**What is asked:**
Write the lines out again, from the top of the material to the line containing "yscale = alt.Scale(domain=[0.0, 11.9], nice=False, zero=True)", pictures excluded.

**Given data:**
#####

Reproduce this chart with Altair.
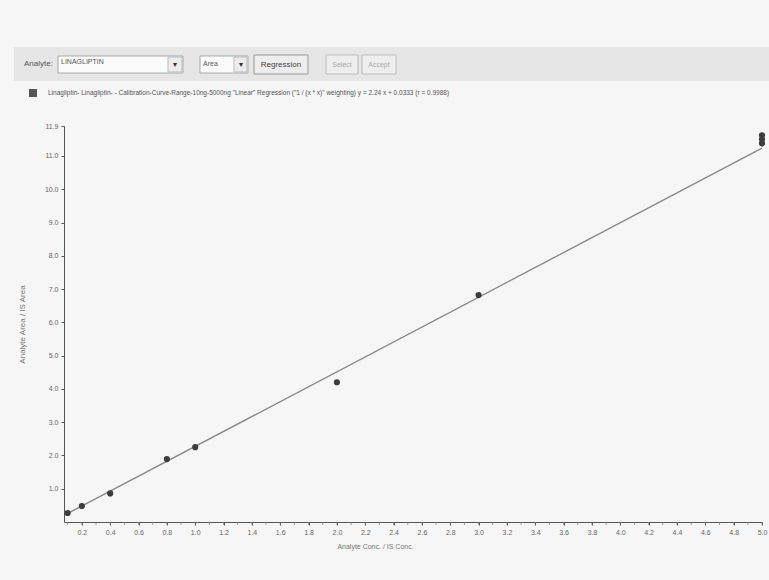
import altair as alt
import pandas as pd

# Calibration standards: analyte conc / IS conc vs analyte area / IS area
conc = [0.1, 0.2, 0.4, 0.8, 1.0, 2.0, 3.0, 5.0, 5.0, 5.0]
ratio = [0.27, 0.48, 0.86, 1.89, 2.25, 4.20, 6.82, 11.38, 11.50, 11.62]

# Weighted linear regression reported by the software
slope = 2.24
intercept = 0.0333
r_value = 0.9988
fit_range = [0.1, 5.0]

x_ticks = [round(0.2 * i, 1) for i in range(1, 26)]
x_minor = [round(0.1 * i + 0.1, 1) for i in range(0, 50)]
y_ticks = [1.0, 2.0, 3.0, 4.0, 5.0, 6.0, 7.0, 8.0, 9.0, 10.0, 11.0, 11.9]

points = pd.DataFrame({"conc": conc, "ratio": ratio})
fit = pd.DataFrame({"conc": fit_range,
                    "ratio": [slope * v + intercept for v in fit_range]})
minor = pd.DataFrame({"conc": x_minor})
single = pd.DataFrame({"k": [0]})

FONT = "Liberation Sans"
W, H = 698, 396

xscale = alt.Scale(domain=[0.074, 5.0], nice=False, zero=False)
yscale = alt.Scale(domain=[0.0, 11.9], nice=False, zero=True)

x_axis = alt.Axis(values=x_ticks, format=".1f", grid=False, labelFontSize=7,
                  labelColor="#666", labelFont=FONT, tickSize=3, tickColor="#555",
                  domainColor="#555", title="Analyte Conc. / IS Conc.",
                  titleFont=FONT, titleFontSize=7, titleFontWeight="normal",
                  titleColor="#777", titleX=311, titleY=20, labelPadding=3,
                  labelOverlap=False, labelFlush=False)
y_axis = alt.Axis(values=y_ticks, format=".1f", grid=False, labelFontSize=7,
                  labelColor="#666", labelFont=FONT, tickSize=3, tickColor="#555",
                  domainColor="#555", title="Analyte Area / IS Area",
                  titleFont=FONT, titleFontSize=8, titleFontWeight="normal",
                  titleColor="#777", titleX=-38, titleY=198, labelPadding=3,
                  labelOverlap=False, labelFlush=False)

line = alt.Chart(fit).mark_line(color="#8a8a8a", strokeWidth=1.4).encode(
    x=alt.X("conc:Q", scale=xscale, axis=x_axis),
    y=alt.Y("ratio:Q", scale=yscale, axis=y_axis),
)

dots = alt.Chart(points).mark_point(filled=True, color="#3d3d3d", size=38,
                                    opacity=1, shape="circle").encode(
    x=alt.X("conc:Q", scale=xscale, axis=x_axis),
    y=alt.Y("ratio:Q", scale=yscale, axis=y_axis),
)

minor_ticks = alt.Chart(minor).mark_tick(color="#777", thickness=1, size=3,
                                        orient="vertical").encode(
    x=alt.X("conc:Q", scale=xscale, axis=x_axis),
    y=alt.value(H + 1.5),
)

# Toolbar strip above the plot
def rect(x0, x1, y0, y1, fill, stroke=None):
    kw = dict(fill=fill)
    if stroke:
        kw.update(stroke=stroke, strokeWidth=1)
    return alt.Chart(single).mark_rect(**kw).encode(
        x=alt.value(x0), x2=alt.value(x1), y=alt.value(y0), y2=alt.value(y1))

def label(x, y, s, size=8, color="#444", align="left"):
    return alt.Chart(single).mark_text(align=align, baseline="middle", font=FONT,
                                       fontSize=size, color=color).encode(
        x=alt.value(x), y=alt.value(y), text=alt.value(s))

ox, oy = -64, -126  # page origin relative to plot
toolbar = [
    rect(14 + ox, 769 + ox, 47 + oy, 81 + oy, "#e6e6e6"),
    label(24 + ox, 64 + oy, "Analyte:", 8, "#555"),
    rect(58 + ox, 183 + ox, 56 + oy, 73 + oy, "#fbfbfb", "#aaa"),
    label(61 + ox, 62 + oy, "LINAGLIPTIN", 7, "#555"),
    rect(168 + ox, 182 + ox, 57 + oy, 72 + oy, "#ececec", "#bbb"),
    label(175 + ox, 65 + oy, "▾", 8, "#333", "center"),
    rect(200 + ox, 248 + ox, 56 + oy, 73 + oy, "#fbfbfb", "#aaa"),
    label(203 + ox, 64 + oy, "Area", 7, "#555"),
    rect(234 + ox, 247 + ox, 57 + oy, 72 + oy, "#ececec", "#bbb"),
    label(240.5 + ox, 65 + oy, "▾", 8, "#333", "center"),
    rect(254 + ox, 308 + ox, 55 + oy, 74 + oy, "#eeeeee", "#999"),
    label(281 + ox, 65 + oy, "Regression", 8, "#444", "center"),
    rect(326 + ox, 358 + ox, 55 + oy, 74 + oy, "#eeeeee", "#bbb"),
    label(342 + ox, 65 + oy, "Select", 7, "#aaa", "center"),
    rect(362 + ox, 396 + ox, 55 + oy, 74 + oy, "#eeeeee", "#bbb"),
    label(379 + ox, 65 + oy, "Accept", 7, "#aaa", "center"),
    rect(29 + ox, 37 + ox, 89 + oy, 97 + oy, "#555"),
    label(48 + ox, 93 + oy,
          'Linagliptin- Linagliptin- - Calibration-Curve-Range-10ng-5000ng "Linear" '
          'Regression ("1 / (x * x)" weighting) y = '
          f"{slope:.2f} x + {intercept:.4f} (r = {r_value:.4f})", 6.5, "#555"),
]

chart = alt.layer(*toolbar, minor_ticks, line, dots).properties(
    width=W, height=H,
    background="#f6f6f6",
    padding={"left": 64, "top": 126, "right": 7, "bottom": 58},
    autosize=alt.AutoSizeParams(type="none"),
).configure_view(stroke=None).configure_axis(labelOverlap=False, labelFlush=False)

chart.save("out.html", embed_options={"renderer": "svg", "actions": False})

#####

**Finished exercise:**
Reproduce this chart with Altair.
import altair as alt
import pandas as pd

# Calibration standards: analyte conc / IS conc vs analyte area / IS area
conc = [0.1, 0.2, 0.4, 0.8, 1.0, 2.0, 3.0, 5.0, 5.0, 5.0]
ratio = [0.27, 0.48, 0.86, 1.89, 2.25, 4.20, 6.82, 11.38, 11.50, 11.62]

# Weighted linear regression reported by the software
slope = 2.24
intercept = 0.0333
r_value = 0.9988
fit_range = [0.1, 5.0]

x_ticks = [round(0.2 * i, 1) for i in range(1, 26)]
x_minor = [round(0.1 * i + 0.1, 1) for i in range(0, 50)]
y_ticks = [1.0, 2.0, 3.0, 4.0, 5.0, 6.0, 7.0, 8.0, 9.0, 10.0, 11.0, 11.9]

points = pd.DataFrame({"conc": conc, "ratio": ratio})
fit = pd.DataFrame({"conc": fit_range,
                    "ratio": [slope * v + intercept for v in fit_range]})
minor = pd.DataFrame({"conc": x_minor})
single = pd.DataFrame({"k": [0]})

FONT = "Liberation Sans"
W, H = 698, 396

xscale = alt.Scale(domain=[0.074, 5.0], nice=False, zero=False)
yscale = alt.Scale(domain=[0.0, 11.9], nice=False, zero=True)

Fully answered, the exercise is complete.